Eurobike starts today, and Golden, Colorado-based Yeti is launching a new 29er to kick off the show. We’ve been riding the SB4.5C for a few weeks, and so far, it’s one of the most versatile trail bikes we’ve tried.
The frame is built around the Switch Infinity Link, which Yeti unveiled last year on its SB5C and subsequent SB6C. We’ve already written extensively about the system, which garnered high praise in our test process this year, so to quickly summarize: Switch Infinity Link uses a pivot that changes direction as the rear wheel moves through its travel, resulting in both a super stable pedaling platform as well as plush compression all the way through the travel.
We liked 2015’s 27.5-inch models, but Yeti was long overdue to release a 29er version. The company discontinued its excellent SB95 almost a year ago, and has been without a trail-oriented 29er ever since. We’d rather not have waited, but happily, the replacement is better than its predecessor.
The first thing you notice about the SB4.5—that’s 4.5 inches, or 114 millimeters, of travel—is how light it is: 25.6 pounds for our tester, which is hung with a SRAM X01 drivetrain, aluminum DT Swiss wheels, Shimano XT brakes, and a RockShox Reverb Stealth dropper post. That’s a second-tier build, which sells for $6,900, meaning that the top spec with Shimano XTR and Enve wheels ($10,500) will be silly light. A more budget-conscious option (though still hardly cheap) will be spec’d with SRAM’s new GX drivetrain and go for $5,600.

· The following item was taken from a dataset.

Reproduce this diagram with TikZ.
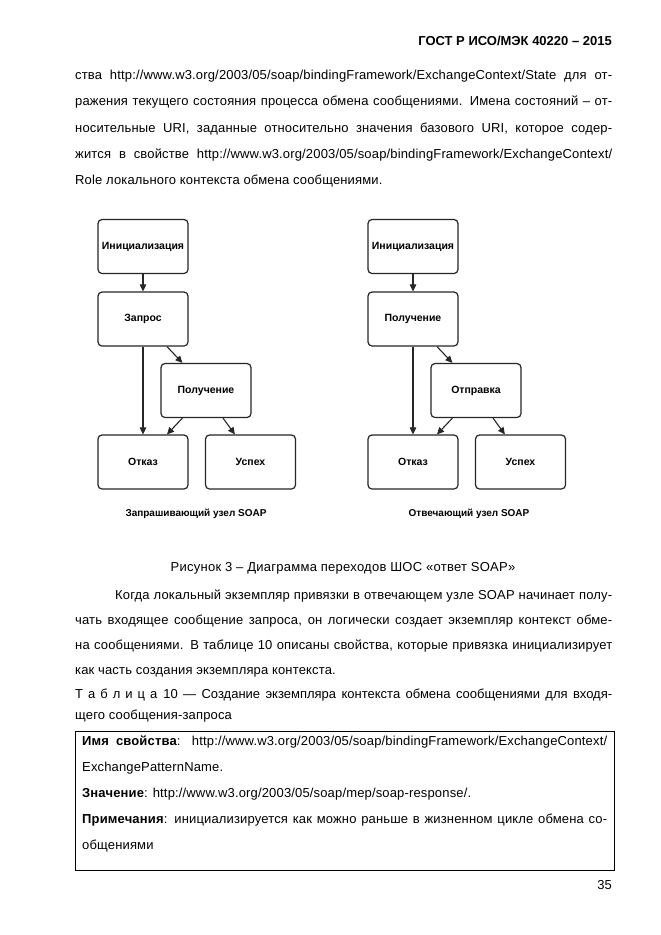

The second thing of note on our SB4.5C is the revised Fox suspension: a Float Factory DPS rear shock and 140mm 34 Factory fork. Fox has had some travails with its designs over the past few seasons, but they turned it around this year. The 34 fork is not only much stiffer and more confident than the noodly, overly compressible 32s of last year, it also has a great platform and feels buttery all the way through its travel. The shock is likewise smooth and solid. And one of our favorite things about Yeti is that they use the same high quality shock and fork on every single rmodel, meaning that all SB4.5Cs, regardless of spec, will get these great new suspension bits.
What really stands out, though, is how capable the SB4.5C is for its size. It rides much bigger than its 114 millimeters of travel out back suggests, plowing through rubbly scree fields and making quick work of drops and step downs. Credit that to the Switch pivot, the pleasantly slack 67.9-degree head tube, and that stable, cushy 140-millimeter-travel fork.
It’s also about those 29-inch wheels. We know that the marketing folks have jumped all over the 27.5 bandwagon in recent years, and while we like the midsize just fine, truth is we’re still sold on the big wheels. The SB4.5C is another refutation of the old chestnut that 29ers are cumbersome. This bike is as quick and playful as any we’ve ridden, and, from what we’ve seen, it's sure to contend for best all-around trail bike in 2016. Select models will go on sale on September 15, with the full range to follow by Christmas.